Ms. Hanratty pointed to a video the group took following the July 5 meeting of the park board. In the video, members attempt to talk to board members as they exit the park offices. Board members Jackie Dottore and Len Barker decline to be interviewed, but  board member William Gertz stops and speaks with them.

The video, at one point, turns to a discussion of the board’s closed-door session at the meeting to discuss the purchase of property that is next to Mr. Gertz’s home. Mr. Gertz tells the group he doesn’t want to see development there and that he abstained from the vote.

Ms. Hanratty said his abstention from a vote indicates that the board decided the matter behind closed doors, although the law states that all decisions must be made in public.

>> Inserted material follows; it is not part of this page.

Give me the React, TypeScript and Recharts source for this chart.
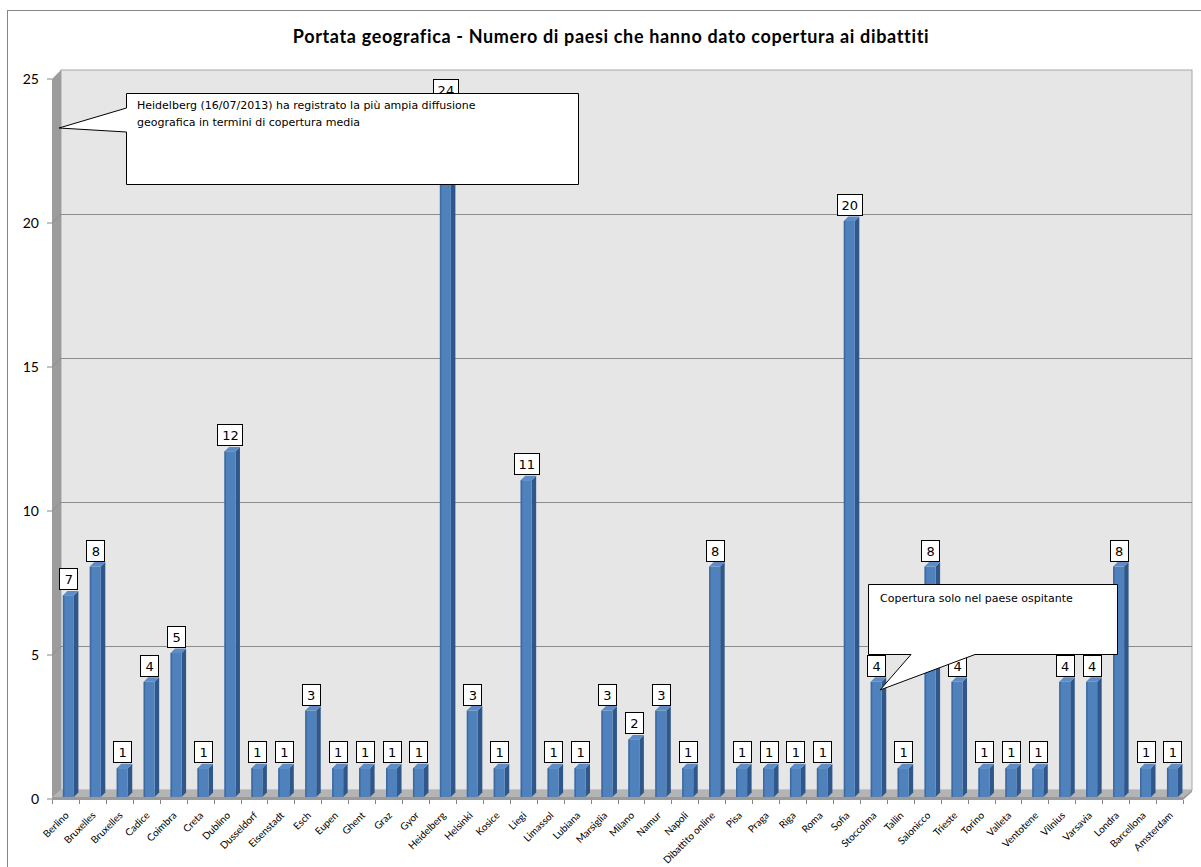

Mr. Ondrey denied that any violation occurred, saying “I don’t think any vote was taken.”

He said the law allows for discussion in closed-door sessions to include a “consensus” of members as to how they feel about the discussion. “It can be vocally indicated without it being a vote,” Mr. Ondrey said.

Ms. Hanratty said of the 53 county operated park districts in Ohio, the Geauga district is the only one that does not allow the public to speak.

Ms. Hanratty also questioned that decisions are made even before a meeting is held, noting that Mr. Gertz notes that board members meet individually with the park Executive Director John Oros prior to the meetings. Because the board offers no discussion on the issues when they are brought out in public, she said, it would indicate that matters are decided beforehand.